Stan Kroenke is the owner of Kroenke Sports Enterprises, which owns four other major league sports teams and is also the largest shareholder for the premier football club Arsenal, so many believe that he looks at this as purely a business venture and not in the interest of the sport, the team, or the fans.

Kroenke will shoulder the $550 million fee to move the team back, but the cost of building an entirely new stadium in Inglewood could reach a price as high as $2.66 billion. This stadium would be the most expensive stadium to be built in the league, but it could be capable of housing more than one NFL team.

After the initial proposal of the relocation of the Rams to Los Angeles, the possibility arose of either the San Diego Chargers or the Oakland Raiders joining them. The NFL has offered the Chargers and the Raiders $100 million each to build new stadiums in their current locations, and besides more speculation of the teams instead moving to Carson, talks have become stagnant.

So what does this mean for the city? In short, a heavy upfront cost, even more traffic in one of the most gridlocked cities in the US, and pollution of every variety. While this doesn’t sound entirely pleasing to the locals of the area, not everything that the housing of a major league sport entails is negative.

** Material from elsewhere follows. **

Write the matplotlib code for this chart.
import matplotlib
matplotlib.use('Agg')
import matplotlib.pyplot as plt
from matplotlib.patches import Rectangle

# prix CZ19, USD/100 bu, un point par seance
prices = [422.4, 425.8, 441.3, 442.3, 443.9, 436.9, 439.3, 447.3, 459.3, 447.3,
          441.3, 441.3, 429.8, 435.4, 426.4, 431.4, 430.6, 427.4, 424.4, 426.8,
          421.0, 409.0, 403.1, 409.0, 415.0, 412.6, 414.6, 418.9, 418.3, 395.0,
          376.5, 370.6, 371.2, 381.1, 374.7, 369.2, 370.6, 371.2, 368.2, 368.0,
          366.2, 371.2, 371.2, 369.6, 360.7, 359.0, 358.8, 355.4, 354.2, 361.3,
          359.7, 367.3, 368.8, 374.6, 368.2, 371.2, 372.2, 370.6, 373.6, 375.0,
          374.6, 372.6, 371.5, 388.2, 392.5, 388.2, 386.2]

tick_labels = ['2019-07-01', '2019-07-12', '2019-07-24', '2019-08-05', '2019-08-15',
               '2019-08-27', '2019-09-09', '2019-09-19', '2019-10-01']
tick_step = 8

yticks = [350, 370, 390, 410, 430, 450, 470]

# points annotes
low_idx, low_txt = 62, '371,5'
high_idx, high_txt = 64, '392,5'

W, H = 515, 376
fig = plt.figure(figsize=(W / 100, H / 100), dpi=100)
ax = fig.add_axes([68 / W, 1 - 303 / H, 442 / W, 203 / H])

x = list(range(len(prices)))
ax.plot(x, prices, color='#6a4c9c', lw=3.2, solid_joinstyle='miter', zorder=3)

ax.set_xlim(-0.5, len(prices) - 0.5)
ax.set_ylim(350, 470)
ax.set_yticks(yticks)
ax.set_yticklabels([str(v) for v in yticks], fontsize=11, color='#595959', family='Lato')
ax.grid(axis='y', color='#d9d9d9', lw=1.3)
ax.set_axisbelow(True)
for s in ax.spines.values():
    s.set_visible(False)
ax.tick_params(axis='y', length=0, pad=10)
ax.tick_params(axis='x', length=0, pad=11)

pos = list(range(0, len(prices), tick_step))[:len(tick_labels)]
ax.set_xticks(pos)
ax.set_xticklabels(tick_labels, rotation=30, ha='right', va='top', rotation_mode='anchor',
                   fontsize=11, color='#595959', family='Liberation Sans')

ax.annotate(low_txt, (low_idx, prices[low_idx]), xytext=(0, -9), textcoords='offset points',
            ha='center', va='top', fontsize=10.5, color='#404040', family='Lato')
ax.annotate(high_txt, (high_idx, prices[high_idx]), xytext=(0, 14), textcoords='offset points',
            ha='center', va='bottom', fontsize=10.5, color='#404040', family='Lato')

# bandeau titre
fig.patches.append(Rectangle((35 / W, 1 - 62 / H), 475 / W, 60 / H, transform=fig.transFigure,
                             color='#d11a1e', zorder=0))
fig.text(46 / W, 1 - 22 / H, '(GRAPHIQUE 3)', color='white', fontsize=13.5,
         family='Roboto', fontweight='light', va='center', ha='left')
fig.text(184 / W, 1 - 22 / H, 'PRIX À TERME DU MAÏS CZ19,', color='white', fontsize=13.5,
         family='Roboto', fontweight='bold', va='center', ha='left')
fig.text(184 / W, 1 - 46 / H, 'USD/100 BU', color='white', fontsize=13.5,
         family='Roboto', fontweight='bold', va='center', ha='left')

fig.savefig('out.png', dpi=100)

First things first, who doesn’t love catching a game when the arena is that close to your house? Furthermore, what business owner wouldn’t want to have an average of 67,000 people going by their business to get to the game? Not only is the revenue of these business owners being positively affected, but this also means that with more purchases comes more tax revenue, so the city gets money that could be used towards things the residents can enjoy, like a football stadium. In the same field comes the income of tourists who either stop by the game during their visit to the city or whose main purpose is to watch the Los Angeles Rams play.

Last but not least, there is a certain pride that comes with having a professional sports team in the city. It increases the overall happiness of the citizens and this becomes apparent just by walking through any of these sports towns and seeing all the merchandise that people will gladly pay to wear.

Whether or not the good outweighs the bad, this move is indeed happening, and all of these effects will be doubled if one of the other teams decides to move along with the Rams. Along with a sports franchise comes great responsibility for a city, but the rewards can also be great. Hopefully the city of Inglewood will be able to reap the benefits while also keeping the monetary and other costs down.